Speaker:Jun Chen, M.D.

Time:14:00 - 15:00

About the speaker: https://www.fmmu.edu.cn/info/1061/1010.htm


Abstract:

Empathy for pain (vicariously felt pain), an ability to feel, recognize, understand and share the painful emotions of others, has been gradually accepted to be a common identity in both human and rodents. However, the underlying neural and molecular mechanisms are largely unknown.

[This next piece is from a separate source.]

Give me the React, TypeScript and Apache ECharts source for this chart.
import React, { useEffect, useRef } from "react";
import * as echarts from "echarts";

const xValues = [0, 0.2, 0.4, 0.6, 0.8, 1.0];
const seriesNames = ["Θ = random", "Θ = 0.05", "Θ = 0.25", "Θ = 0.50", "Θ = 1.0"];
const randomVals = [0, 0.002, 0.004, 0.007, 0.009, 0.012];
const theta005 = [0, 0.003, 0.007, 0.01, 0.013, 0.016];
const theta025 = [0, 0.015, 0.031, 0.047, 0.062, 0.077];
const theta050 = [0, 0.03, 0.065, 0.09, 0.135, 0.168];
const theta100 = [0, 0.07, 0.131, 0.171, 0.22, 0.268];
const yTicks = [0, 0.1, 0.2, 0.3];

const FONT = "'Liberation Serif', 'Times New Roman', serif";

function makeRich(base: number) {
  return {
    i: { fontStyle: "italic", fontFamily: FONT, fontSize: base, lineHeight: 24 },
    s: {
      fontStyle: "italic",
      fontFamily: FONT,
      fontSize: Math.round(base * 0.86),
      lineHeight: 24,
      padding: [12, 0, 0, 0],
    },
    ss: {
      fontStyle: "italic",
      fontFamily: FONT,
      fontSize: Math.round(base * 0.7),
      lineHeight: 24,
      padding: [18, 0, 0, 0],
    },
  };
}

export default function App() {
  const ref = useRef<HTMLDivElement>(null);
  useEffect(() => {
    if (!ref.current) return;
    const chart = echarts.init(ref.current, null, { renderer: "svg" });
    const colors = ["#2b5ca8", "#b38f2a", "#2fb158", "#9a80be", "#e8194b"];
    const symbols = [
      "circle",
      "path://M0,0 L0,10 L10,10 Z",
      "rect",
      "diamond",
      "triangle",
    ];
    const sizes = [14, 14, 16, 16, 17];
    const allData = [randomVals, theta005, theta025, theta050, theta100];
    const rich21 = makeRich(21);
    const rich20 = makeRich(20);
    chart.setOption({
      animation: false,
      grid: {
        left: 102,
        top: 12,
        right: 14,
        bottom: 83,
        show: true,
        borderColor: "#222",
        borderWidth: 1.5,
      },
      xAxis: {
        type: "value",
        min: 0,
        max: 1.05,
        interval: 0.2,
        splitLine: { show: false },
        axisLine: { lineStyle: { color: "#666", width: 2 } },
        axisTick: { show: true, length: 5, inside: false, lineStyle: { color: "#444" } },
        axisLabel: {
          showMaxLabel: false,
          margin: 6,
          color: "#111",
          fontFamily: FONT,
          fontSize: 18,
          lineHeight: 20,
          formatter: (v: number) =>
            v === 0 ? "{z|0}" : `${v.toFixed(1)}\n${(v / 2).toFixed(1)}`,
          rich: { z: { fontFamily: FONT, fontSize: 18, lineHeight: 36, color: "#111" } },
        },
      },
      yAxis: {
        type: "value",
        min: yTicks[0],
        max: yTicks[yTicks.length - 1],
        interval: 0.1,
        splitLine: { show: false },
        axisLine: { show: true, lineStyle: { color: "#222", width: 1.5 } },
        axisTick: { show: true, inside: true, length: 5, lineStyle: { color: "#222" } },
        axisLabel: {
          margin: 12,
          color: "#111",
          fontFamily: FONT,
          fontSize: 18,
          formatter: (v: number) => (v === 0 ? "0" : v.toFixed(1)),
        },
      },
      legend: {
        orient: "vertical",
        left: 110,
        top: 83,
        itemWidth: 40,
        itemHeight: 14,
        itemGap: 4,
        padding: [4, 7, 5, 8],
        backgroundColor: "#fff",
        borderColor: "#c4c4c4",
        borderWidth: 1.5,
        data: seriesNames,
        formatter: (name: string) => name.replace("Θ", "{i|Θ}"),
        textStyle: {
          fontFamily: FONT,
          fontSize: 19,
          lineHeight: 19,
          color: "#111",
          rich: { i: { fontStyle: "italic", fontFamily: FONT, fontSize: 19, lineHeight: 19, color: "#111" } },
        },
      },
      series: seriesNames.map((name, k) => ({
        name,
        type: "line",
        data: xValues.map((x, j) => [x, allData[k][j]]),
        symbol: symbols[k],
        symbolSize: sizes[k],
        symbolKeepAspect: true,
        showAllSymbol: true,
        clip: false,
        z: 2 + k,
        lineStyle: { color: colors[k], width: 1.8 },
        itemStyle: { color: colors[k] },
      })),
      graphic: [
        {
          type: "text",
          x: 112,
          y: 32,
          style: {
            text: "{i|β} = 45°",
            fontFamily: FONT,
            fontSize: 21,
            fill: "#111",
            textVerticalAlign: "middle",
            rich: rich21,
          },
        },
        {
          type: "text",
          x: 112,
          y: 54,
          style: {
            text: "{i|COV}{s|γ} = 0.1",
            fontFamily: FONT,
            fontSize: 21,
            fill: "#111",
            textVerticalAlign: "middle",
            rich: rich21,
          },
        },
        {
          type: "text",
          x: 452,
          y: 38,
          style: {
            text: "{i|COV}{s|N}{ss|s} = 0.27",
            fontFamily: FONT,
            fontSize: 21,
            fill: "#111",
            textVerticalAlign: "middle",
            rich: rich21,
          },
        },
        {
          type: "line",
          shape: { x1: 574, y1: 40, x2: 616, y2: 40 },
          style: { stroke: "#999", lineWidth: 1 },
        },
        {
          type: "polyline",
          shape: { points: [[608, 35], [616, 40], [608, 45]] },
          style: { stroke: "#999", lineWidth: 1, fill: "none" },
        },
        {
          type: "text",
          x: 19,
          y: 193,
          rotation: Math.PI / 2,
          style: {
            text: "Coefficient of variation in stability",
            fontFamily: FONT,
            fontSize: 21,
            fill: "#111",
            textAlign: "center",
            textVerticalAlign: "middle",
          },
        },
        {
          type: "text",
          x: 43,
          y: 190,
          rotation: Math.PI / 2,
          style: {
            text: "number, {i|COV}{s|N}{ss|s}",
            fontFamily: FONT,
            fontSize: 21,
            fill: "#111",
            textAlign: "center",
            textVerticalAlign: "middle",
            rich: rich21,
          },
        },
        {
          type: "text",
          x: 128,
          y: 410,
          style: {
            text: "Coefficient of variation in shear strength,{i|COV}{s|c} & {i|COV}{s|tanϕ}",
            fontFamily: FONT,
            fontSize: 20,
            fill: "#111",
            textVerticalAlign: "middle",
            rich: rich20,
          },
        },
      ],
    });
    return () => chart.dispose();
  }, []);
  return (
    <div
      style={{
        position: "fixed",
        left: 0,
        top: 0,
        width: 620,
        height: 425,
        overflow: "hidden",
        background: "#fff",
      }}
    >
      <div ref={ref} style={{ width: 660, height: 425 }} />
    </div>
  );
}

Recently, we have developed a rat model of empathy for pain in which pain transferred from a cagemate demonstrator (CD) in pain to a naïve cagemate observer (CO) after 30 min dyadic priming social interaction. Chemical lesions of bilateral medial prefrontal cortex (mPFC) abolish the empathic pain response completely, suggesting the existence of a top-down facilitation system in production of empathy for pain. However, the social transfer of pain was not observed in non-cagemate observer (NCO) after dyadic social interaction with a non-cagemate demonstrator (NCD) in pain. Here we showed that dyadic social interaction with a painful CD resulted in elevation of circulating norepinephrine (NE) and increased neuronal activity in the locus coeruleus (LC) in the CO rats. Meanwhile, CO rats also had over-expression of P2X3, but not TRPV1, in the dorsal root ganglia (DRG). Chemical lesion of the LC-NE neurons systemic DSP-4 and pharmacological inhibition of central synaptic release of NE by clonidine completely abolished increase in circulating NE and P2X3 receptor expression, as well as the sympathetically-maintained development of empathic mechanical hyperalgesia. Taken together with our previous results, empathy for pain observed in the CO rats is likely to be mediated by activation of the top-down mPFC-LC/NE-sympathoadrenomedullary (SAM) system that further up-regulates P2X3 receptors in the periphery.